-- Source records start --

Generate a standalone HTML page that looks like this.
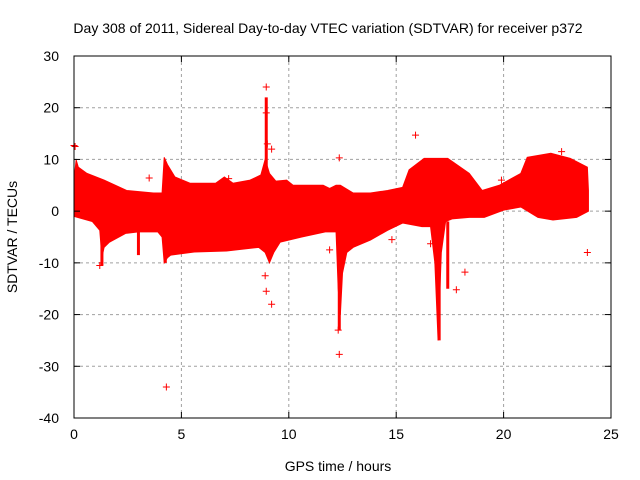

-- Source records end --
-- Source records start --

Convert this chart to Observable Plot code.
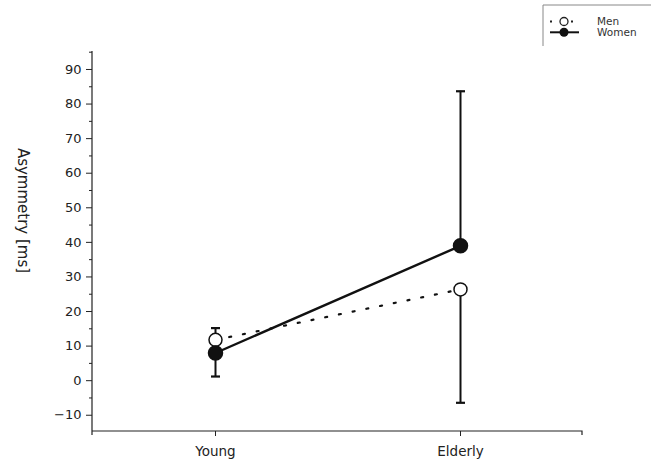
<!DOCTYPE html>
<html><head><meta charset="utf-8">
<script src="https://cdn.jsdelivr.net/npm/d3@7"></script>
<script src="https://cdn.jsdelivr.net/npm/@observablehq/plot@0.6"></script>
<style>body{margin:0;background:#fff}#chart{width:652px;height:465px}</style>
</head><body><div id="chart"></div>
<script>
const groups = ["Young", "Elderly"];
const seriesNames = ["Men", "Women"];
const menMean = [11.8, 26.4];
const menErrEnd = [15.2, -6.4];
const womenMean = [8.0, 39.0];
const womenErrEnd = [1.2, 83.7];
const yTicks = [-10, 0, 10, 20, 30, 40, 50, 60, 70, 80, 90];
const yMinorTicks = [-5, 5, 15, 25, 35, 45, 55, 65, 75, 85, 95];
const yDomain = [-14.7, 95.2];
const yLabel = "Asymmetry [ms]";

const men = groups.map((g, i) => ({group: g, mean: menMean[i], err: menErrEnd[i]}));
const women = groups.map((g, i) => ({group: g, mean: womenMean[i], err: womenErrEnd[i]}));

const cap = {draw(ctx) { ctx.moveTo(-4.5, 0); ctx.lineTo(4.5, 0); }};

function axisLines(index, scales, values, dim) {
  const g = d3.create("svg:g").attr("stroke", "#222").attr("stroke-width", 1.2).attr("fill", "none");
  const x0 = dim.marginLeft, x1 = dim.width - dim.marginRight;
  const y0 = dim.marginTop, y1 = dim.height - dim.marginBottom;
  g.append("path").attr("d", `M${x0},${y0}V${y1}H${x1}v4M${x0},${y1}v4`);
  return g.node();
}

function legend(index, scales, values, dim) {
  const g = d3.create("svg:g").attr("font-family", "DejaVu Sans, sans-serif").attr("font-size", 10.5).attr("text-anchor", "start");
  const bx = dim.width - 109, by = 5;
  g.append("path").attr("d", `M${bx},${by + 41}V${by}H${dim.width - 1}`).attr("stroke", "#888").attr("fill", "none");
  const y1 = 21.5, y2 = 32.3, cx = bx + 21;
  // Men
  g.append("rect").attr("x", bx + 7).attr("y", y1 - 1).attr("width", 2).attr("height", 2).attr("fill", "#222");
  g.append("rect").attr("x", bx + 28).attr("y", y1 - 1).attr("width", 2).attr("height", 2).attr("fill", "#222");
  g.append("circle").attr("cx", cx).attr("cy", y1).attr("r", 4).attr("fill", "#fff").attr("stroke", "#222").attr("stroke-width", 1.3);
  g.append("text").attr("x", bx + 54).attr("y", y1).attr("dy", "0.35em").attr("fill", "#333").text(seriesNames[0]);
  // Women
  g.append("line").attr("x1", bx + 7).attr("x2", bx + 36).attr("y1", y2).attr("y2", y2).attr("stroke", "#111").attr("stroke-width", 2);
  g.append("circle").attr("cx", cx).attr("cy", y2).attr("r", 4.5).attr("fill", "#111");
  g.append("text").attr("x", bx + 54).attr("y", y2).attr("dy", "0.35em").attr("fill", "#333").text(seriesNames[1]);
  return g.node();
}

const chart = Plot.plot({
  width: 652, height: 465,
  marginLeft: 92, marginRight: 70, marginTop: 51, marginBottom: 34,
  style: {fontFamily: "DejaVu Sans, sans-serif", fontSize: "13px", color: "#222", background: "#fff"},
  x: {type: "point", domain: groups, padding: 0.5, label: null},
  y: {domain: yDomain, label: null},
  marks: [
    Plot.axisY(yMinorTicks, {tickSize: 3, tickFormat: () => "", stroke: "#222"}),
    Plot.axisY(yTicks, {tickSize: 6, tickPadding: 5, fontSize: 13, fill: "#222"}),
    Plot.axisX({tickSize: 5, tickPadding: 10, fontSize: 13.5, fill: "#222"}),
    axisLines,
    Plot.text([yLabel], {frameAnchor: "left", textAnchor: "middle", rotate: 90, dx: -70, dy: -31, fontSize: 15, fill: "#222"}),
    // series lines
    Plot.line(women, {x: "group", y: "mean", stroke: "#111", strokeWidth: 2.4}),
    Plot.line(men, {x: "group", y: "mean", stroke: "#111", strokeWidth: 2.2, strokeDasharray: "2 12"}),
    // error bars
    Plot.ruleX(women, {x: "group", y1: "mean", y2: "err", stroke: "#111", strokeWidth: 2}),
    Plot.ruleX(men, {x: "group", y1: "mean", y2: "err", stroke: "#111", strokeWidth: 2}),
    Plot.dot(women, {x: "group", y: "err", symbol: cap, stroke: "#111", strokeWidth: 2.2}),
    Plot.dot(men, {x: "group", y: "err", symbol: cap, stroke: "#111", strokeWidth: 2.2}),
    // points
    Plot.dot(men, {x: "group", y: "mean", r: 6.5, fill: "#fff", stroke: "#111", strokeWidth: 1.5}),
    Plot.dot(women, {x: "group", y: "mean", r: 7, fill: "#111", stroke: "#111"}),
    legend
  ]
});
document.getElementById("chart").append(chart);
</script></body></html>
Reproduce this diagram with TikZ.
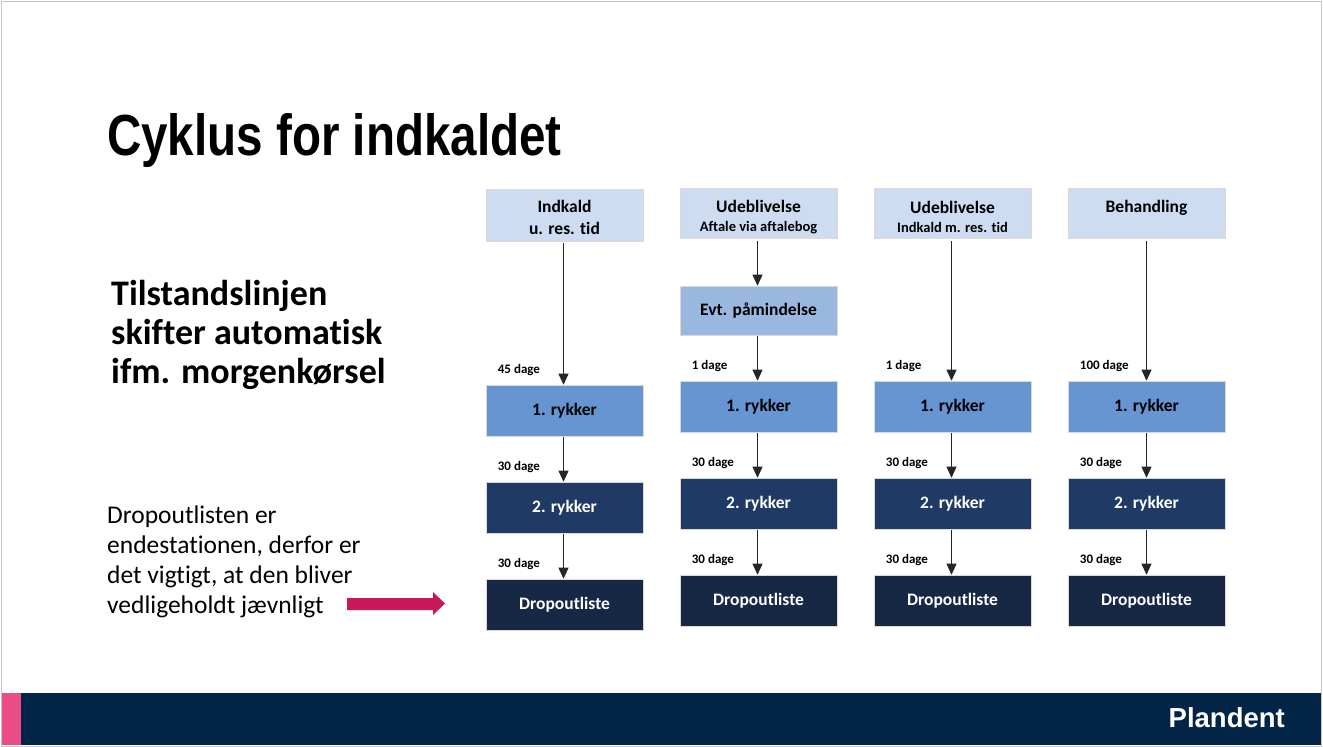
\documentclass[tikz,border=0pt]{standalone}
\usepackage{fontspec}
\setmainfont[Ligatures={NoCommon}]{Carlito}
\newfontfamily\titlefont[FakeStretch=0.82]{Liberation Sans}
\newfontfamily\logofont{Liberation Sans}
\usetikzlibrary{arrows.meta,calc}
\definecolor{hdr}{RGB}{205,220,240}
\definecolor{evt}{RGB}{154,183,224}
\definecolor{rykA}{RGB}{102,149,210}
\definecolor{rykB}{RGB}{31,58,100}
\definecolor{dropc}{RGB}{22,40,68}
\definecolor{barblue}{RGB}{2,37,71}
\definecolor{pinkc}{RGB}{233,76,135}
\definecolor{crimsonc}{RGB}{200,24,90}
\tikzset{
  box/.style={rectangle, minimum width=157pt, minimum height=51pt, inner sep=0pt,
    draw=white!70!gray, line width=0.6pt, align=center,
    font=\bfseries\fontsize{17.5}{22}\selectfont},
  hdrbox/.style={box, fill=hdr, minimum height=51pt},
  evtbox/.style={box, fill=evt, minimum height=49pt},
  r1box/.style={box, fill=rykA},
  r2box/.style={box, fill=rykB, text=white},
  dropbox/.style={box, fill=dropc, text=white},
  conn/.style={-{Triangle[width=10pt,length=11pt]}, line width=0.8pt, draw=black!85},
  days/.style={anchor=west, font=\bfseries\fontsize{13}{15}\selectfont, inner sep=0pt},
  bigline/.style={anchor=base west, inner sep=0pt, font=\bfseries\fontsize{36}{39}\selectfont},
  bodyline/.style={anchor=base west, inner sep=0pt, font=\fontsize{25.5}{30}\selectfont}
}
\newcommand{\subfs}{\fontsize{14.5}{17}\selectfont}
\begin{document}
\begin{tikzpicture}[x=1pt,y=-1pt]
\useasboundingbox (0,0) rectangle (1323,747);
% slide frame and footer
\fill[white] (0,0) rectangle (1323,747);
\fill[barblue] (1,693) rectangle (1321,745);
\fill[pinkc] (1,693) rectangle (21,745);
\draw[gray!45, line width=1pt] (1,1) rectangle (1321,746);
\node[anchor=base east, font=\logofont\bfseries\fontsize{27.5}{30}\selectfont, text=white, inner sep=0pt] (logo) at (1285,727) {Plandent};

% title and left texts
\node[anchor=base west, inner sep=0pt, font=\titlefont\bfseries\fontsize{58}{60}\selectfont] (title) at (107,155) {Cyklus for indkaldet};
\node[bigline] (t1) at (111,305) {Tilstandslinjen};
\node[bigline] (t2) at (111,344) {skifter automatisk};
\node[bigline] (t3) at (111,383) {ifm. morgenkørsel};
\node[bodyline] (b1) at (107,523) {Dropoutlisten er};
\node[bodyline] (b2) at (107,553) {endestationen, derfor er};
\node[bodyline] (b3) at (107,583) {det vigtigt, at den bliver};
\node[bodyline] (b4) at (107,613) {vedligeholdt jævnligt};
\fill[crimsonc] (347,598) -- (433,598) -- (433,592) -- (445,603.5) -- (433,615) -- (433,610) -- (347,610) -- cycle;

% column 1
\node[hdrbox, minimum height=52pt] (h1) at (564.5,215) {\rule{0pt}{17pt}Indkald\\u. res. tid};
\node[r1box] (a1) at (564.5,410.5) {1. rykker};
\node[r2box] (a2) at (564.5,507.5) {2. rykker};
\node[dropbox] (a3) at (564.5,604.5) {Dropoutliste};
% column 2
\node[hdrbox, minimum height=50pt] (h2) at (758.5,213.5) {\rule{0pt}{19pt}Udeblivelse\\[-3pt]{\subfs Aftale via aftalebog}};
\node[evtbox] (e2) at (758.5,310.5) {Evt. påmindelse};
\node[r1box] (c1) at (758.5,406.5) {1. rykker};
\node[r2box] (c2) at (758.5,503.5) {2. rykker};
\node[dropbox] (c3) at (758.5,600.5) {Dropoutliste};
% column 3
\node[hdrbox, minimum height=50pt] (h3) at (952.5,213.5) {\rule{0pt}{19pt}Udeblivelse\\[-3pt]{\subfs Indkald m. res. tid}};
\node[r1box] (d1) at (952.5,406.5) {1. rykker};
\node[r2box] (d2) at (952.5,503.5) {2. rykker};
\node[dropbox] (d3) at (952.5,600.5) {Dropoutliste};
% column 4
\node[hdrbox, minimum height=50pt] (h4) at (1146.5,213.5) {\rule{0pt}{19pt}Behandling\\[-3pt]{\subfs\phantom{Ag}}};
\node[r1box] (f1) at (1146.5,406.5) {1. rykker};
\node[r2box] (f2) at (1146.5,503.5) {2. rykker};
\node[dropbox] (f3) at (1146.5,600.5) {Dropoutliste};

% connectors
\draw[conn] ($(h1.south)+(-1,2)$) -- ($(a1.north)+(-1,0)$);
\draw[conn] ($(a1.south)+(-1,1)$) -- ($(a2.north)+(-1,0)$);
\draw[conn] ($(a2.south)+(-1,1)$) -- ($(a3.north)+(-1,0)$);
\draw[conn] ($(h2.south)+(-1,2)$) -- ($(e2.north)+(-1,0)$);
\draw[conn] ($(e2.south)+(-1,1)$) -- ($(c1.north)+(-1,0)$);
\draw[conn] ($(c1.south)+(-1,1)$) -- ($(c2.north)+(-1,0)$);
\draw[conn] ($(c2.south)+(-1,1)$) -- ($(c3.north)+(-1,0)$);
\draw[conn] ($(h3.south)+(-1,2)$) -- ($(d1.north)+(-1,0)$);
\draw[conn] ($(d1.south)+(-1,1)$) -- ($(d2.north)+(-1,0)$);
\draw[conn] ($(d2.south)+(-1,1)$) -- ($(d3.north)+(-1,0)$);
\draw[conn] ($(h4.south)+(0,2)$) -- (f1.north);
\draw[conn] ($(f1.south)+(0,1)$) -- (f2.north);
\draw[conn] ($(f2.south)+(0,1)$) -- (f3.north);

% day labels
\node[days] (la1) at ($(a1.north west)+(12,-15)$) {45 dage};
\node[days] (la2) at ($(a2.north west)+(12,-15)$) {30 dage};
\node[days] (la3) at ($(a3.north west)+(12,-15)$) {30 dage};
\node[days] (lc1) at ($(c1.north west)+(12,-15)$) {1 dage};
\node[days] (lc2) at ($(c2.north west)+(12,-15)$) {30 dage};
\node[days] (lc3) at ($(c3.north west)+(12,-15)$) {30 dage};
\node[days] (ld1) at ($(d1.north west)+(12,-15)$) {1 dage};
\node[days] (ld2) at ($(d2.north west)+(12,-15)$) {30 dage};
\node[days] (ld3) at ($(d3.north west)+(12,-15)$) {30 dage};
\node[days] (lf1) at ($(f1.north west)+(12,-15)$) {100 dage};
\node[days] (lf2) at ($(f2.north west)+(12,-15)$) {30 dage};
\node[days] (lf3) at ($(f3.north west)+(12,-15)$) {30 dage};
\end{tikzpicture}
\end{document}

-- Source records end --
-- Source records start --

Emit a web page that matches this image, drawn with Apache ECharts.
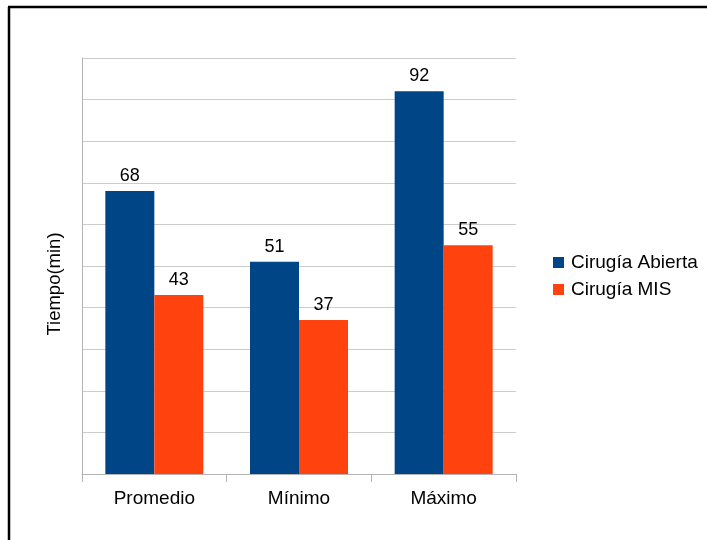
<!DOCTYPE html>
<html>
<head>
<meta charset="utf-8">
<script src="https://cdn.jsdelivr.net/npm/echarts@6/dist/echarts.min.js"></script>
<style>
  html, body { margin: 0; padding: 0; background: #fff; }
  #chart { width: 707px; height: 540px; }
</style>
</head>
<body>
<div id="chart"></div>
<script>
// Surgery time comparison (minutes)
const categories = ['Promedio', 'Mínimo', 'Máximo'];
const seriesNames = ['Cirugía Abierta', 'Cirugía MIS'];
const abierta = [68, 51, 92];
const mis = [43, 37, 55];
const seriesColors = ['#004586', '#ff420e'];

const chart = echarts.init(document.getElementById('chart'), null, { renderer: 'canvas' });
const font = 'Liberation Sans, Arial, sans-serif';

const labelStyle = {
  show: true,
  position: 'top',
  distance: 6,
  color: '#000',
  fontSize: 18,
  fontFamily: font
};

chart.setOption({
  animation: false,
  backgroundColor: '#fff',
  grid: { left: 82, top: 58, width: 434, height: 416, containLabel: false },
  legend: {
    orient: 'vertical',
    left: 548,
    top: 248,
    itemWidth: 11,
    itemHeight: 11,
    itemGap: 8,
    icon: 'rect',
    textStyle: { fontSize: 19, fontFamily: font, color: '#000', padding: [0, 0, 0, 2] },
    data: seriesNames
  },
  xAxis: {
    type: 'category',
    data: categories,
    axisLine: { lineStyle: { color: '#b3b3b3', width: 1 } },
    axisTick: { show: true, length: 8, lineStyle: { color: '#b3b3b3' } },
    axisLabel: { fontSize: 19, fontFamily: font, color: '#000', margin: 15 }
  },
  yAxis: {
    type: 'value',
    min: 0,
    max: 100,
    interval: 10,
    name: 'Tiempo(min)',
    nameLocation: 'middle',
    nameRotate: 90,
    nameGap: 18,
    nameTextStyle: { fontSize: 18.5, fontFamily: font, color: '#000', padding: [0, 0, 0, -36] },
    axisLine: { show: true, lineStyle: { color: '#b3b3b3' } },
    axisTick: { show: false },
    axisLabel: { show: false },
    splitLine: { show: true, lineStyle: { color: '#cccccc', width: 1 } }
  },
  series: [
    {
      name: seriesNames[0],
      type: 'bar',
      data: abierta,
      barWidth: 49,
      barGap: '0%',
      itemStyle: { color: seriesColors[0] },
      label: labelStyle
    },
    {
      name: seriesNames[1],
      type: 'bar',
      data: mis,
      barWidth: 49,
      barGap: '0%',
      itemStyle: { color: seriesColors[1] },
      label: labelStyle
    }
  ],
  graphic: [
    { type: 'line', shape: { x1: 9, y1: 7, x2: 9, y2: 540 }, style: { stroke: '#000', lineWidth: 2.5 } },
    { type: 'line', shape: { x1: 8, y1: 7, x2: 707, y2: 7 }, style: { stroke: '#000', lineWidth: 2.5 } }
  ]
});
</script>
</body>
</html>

-- Source records end --

» The problem:
Reproduce exactly the run of lines beginning with the one that contains "Convert this chart to Observable Plot code." and ending with the one that contains "0); ctx.lineTo(4.5, 0);". Do not include pictures.

» Task solution:
Convert this chart to Observable Plot code.
<!DOCTYPE html>
<html><head><meta charset="utf-8">
<script src="https://cdn.jsdelivr.net/npm/d3@7"></script>
<script src="https://cdn.jsdelivr.net/npm/@observablehq/plot@0.6"></script>
<style>body{margin:0;background:#fff}#chart{width:652px;height:465px}</style>
</head><body><div id="chart"></div>
<script>
const groups = ["Young", "Elderly"];
const seriesNames = ["Men", "Women"];
const menMean = [11.8, 26.4];
const menErrEnd = [15.2, -6.4];
const womenMean = [8.0, 39.0];
const womenErrEnd = [1.2, 83.7];
const yTicks = [-10, 0, 10, 20, 30, 40, 50, 60, 70, 80, 90];
const yMinorTicks = [-5, 5, 15, 25, 35, 45, 55, 65, 75, 85, 95];
const yDomain = [-14.7, 95.2];
const yLabel = "Asymmetry [ms]";

const men = groups.map((g, i) => ({group: g, mean: menMean[i], err: menErrEnd[i]}));
const women = groups.map((g, i) => ({group: g, mean: womenMean[i], err: womenErrEnd[i]}));

const cap = {draw(ctx) { ctx.moveTo(-4.5, 0); ctx.lineTo(4.5, 0); }};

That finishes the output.